His statements fall least when you expect them; four stand out in the rain of conversation.
"I can write a song easier than doing anything else. in fact, that's all I can do. that's all I'm good for is writing songs."
"I'm almost 40, you know. You should be getting good at what you do by then, shouldn't you... if you're not making good records by the time you are 40, you should get the fuck out of the business."
"I think that if we'd gone and made another album that sounded like the other albums, we should have packed it in. I think what we've done is given ourselves a lease of life for another five years, at least. There's enough directions on this for us to follow up on for another five years and not run out of ideas."
"I think the live stage of my career is over... I mean, how could we reproduce this record on stage - it's just be a big debacle."
Positives come from negatives; negatives from positives. There are at least two sides to every picture. Think about Kilbey's comments while he talks about how the Church's salvation came about; how he and willson-piper finally beat the shadowplay that always surrounded the Church. Kilbey admits the weight of the media and public focus on his own rather slim shoulders constantly ate away within and without.
"Yeah, it was a piss off, more for them than for me, I guess... yeah, yeah, it was pretty hard because the rest of the guys were always resenting me and ganging up on me and stuff and it got pretty lonely sometimes...

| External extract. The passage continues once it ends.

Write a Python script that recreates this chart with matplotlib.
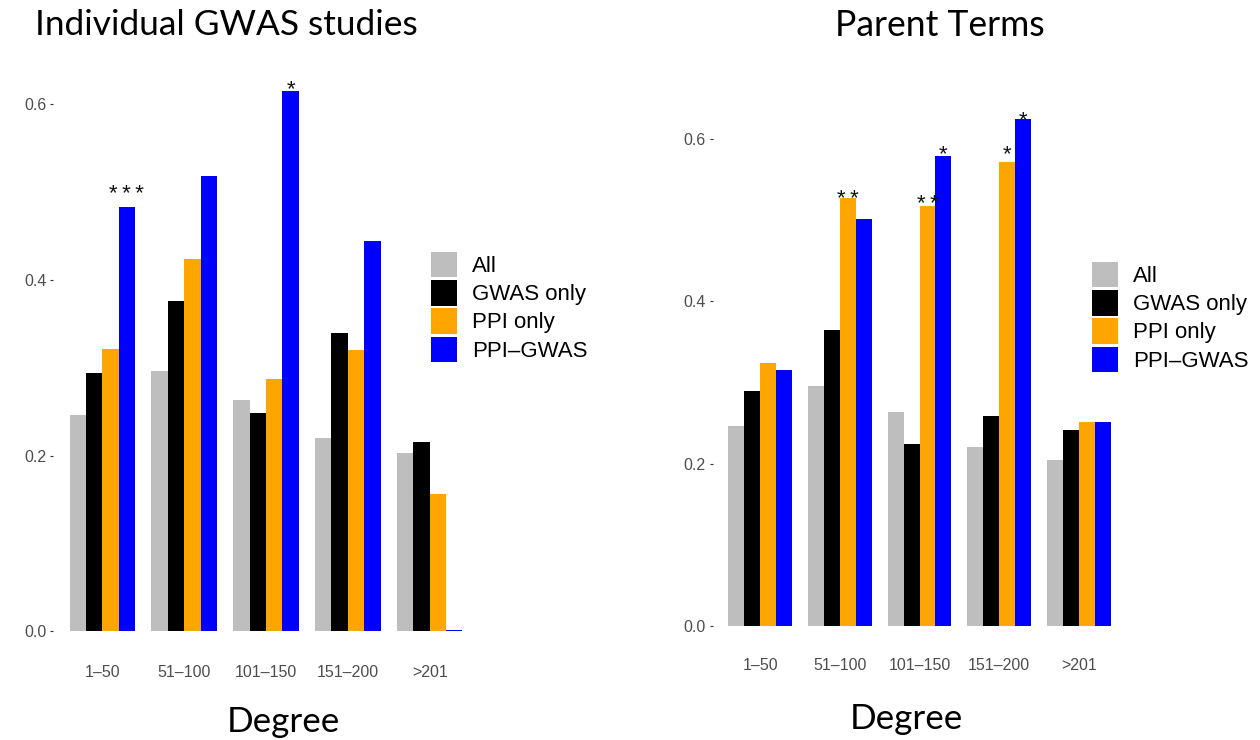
import matplotlib
matplotlib.use("Agg")
import matplotlib.pyplot as plt
import numpy as np

# ---------------- data ----------------
categories = ["1\u201350", "51\u2013100", "101\u2013150", "151\u2013200", ">201"]
series = ["All", "GWAS only", "PPI only", "PPI\u2013GWAS"]
colors = ["#BEBEBE", "#000000", "#FFA500", "#0000FF"]

left_all = [0.246, 0.296, 0.263, 0.220, 0.203]
left_gwas = [0.294, 0.376, 0.249, 0.340, 0.216]
left_ppi = [0.321, 0.424, 0.287, 0.320, 0.156]
left_ppigwas = [0.483, 0.518, 0.615, 0.444, 0.002]

right_all = [0.247, 0.296, 0.264, 0.220, 0.204]
right_gwas = [0.290, 0.365, 0.224, 0.259, 0.242]
right_ppi = [0.324, 0.527, 0.518, 0.572, 0.251]
right_ppigwas = [0.315, 0.501, 0.579, 0.625, 0.251]

# significance labels: (category index, series index, label, star height)
left_sig = [(0, 3, "***", 0.505), (2, 3, "*", 0.625)]
right_sig = [(1, 2, "**", 0.535), (2, 2, "**", 0.528), (2, 3, "*", 0.590),
             (3, 2, "*", 0.590), (3, 3, "*", 0.632)]

yticks = [0.0, 0.2, 0.4, 0.6]
ytick_labels = ["0.0", "0.2", "0.4", "0.6"]

# ---------------- figure ----------------
W, H = 1260, 740
fig = plt.figure(figsize=(W / 100, H / 100), dpi=100)

def px_rect(x0, y0, x1, y1):
    return [x0 / W, 1 - y1 / H, (x1 - x0) / W, (y1 - y0) / H]

tick_font = "Liberation Sans"
group_w = 0.8
bar_w = group_w / 4

def draw_panel(rect, data, sig):
    ax = fig.add_axes(rect)
    x = np.arange(1, len(categories) + 1)
    bars = []
    for j, (vals, c, name) in enumerate(zip(data, colors, series)):
        b = ax.bar(x + (j - 1.5) * bar_w, vals, width=bar_w, color=c,
                   label=name, linewidth=0)
        bars.append(b)
    ymax = max(max(v) for v in data)
    ax.set_ylim(-0.05 * ymax, ymax * 1.05)
    ax.set_xlim(0.4, len(categories) + 0.6)
    ax.set_xticks(x)
    ax.set_xticklabels(categories, fontfamily=tick_font, fontsize=11.5,
                       color="#4D4D4D")
    ax.set_yticks(yticks)
    ax.set_yticklabels(ytick_labels, fontfamily=tick_font, fontsize=11.5,
                       color="#4D4D4D")
    ax.tick_params(axis="x", length=0, pad=5)
    ax.tick_params(axis="y", length=2.5, width=0.8, color="#333333", pad=2.5)
    for s in ax.spines.values():
        s.set_visible(False)
    fs = 16
    for ci, si, lab, yc in sig:
        xc = x[ci] + (si - 1.5) * bar_w
        ax.annotate("\u2009".join(lab), xy=(xc, yc), xytext=(0, -0.575 * fs),
                    textcoords="offset points", ha="center", va="baseline",
                    fontsize=fs, fontfamily=["Liberation Sans", "DejaVu Sans"],
                    color="#111111")
    return ax, bars

axL, barsL = draw_panel(px_rect(53.2, 64.0, 478.8, 658.5),
                        [left_all, left_gwas, left_ppi, left_ppigwas], left_sig)
axR, barsR = draw_panel(px_rect(712.5, 93.3, 1126.6, 651.4),
                        [right_all, right_gwas, right_ppi, right_ppigwas], right_sig)

leg_fs = 16
def add_legend(bars, xpx, ypx_center):
    fig.legend([b[0] for b in bars], series, loc="center left",
               bbox_to_anchor=(xpx / W, 1 - ypx_center / H),
               bbox_transform=fig.transFigure, frameon=False,
               prop={"family": tick_font, "size": leg_fs},
               handlelength=1.15, handleheight=1.39, handletextpad=0.7,
               labelspacing=0.12, borderpad=0, borderaxespad=0)

add_legend(barsL, 431, 307)
add_legend(barsR, 1092.3, 317)

# titles and axis titles
title_font = "Lato"
def fig_text(s, x0, x1, ybase, size):
    t = fig.text(x0 / W, 1 - ybase / H, s, ha="left", va="baseline",
                 fontsize=size, fontfamily=title_font, color="black")
    fig.canvas.draw()
    r = fig.canvas.get_renderer()
    w = t.get_window_extent(r).width
    t.set_fontsize(size * (x1 - x0) / w)
    return t

fig_text("Individual GWAS studies", 35, 418, 35, 24)
fig_text("Parent Terms", 835, 1045, 36.5, 24)
fig_text("Degree", 227, 340, 732, 30)
fig_text("Degree", 850, 963, 729, 30)

fig.savefig("out.png", dpi=100, facecolor="white")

"The only thing that could have kept the band going was if the role-playing was dropped. Before we made the record I said to Marty. `you know, it isn't me and three session men anymore - it's the two of us, we're in this together and you're going to take as much responsibility as me and you're going to play bass and I'm gonna play guitar and you're going to sing.' and you know he said `great, that's what I wanted to hear.' And it was no longer me and my shadows - it was like the two of us, in it together. The whole record is a total of two of us... it isn't just me and a guitarist.
"I think the thing was we just had to do it on our own. I think we had to stop working with people who didn't want to be in the group anymore and were just passengers. We had to get rid of having producers and me and marty had to go away and just do something we really wanted to do - and thats what it is. It is the distillation of all the things we promised to do. I think we finally did it, yeah."
And Kilbey is prepared "to go all the way" with technology. Enthusiam crackles in his voice. "We've always had producers in the past and I've always let them take over too much because I never wanted to limit what they were going to do... then I've always been disappointed with the end result.
"With this record we used everything we could get our hands on. I already had my own studio so with the money we got from Arista (with whom they had resolved the renegotiated matters contractual) we bought lots of stuff and had lots of pedals and I had lots of gadgets and a lot of techniques I wanted to try out - a lot of things to do with sampling and computers and stuff, but using them on guitars.
"Marty would just go in and play guitar for hours and then i'd just sit down there with a computer and get every little lick he played and put it in the computer and analyse it and pull it apart and turn it backwards, and you know, stuff like that, and just make songs out of little bits of noise and things. Then we might do a whole track and get rid of everything on that track except for one part. We just did everything we could possibly do to get a song out of somethings."
Listen to the chilling, spooked out, album opener day of the dead - skeletal figures march in synchronised decay across an impossible terrain; Listen to the ambient technoey eastern dance of angelica where the spirits twist and shout to street beat assassins; Listen to fly home and it's multi-layered vocals shifting through an astral strut psychedlic sea; Listen to the levels of Sometime, Anywhere and find the Church, now.
Kilbey agrees, happily explaing that day of the dead does set a strange and nasty tone like when you drop a tab of acid you get a little bit of a prickle up your backbone and you think "god, I'm in for a strange night." The hints have always been there, especially in latterday Church works such as Starfish, Gold Afternoon Fix, and Priest=Aura. But away from the starlight that shone on Kilbey's neo-psychedelic pop perambulations, the real experimentation was going with his own solo projects.
Is sometime, anywhere an entity that sits up and says this is the state of your art so far? "Yeah it does. If anybody said... if somebody arrived from another planet and said `what do you do?' I'd give 'em this album. This just about sums it all up... everything I ever did led up to this album and, you know, I know the next on is going to be 100 percent better, but for the time being I'm happy for this record to represent everything I've done."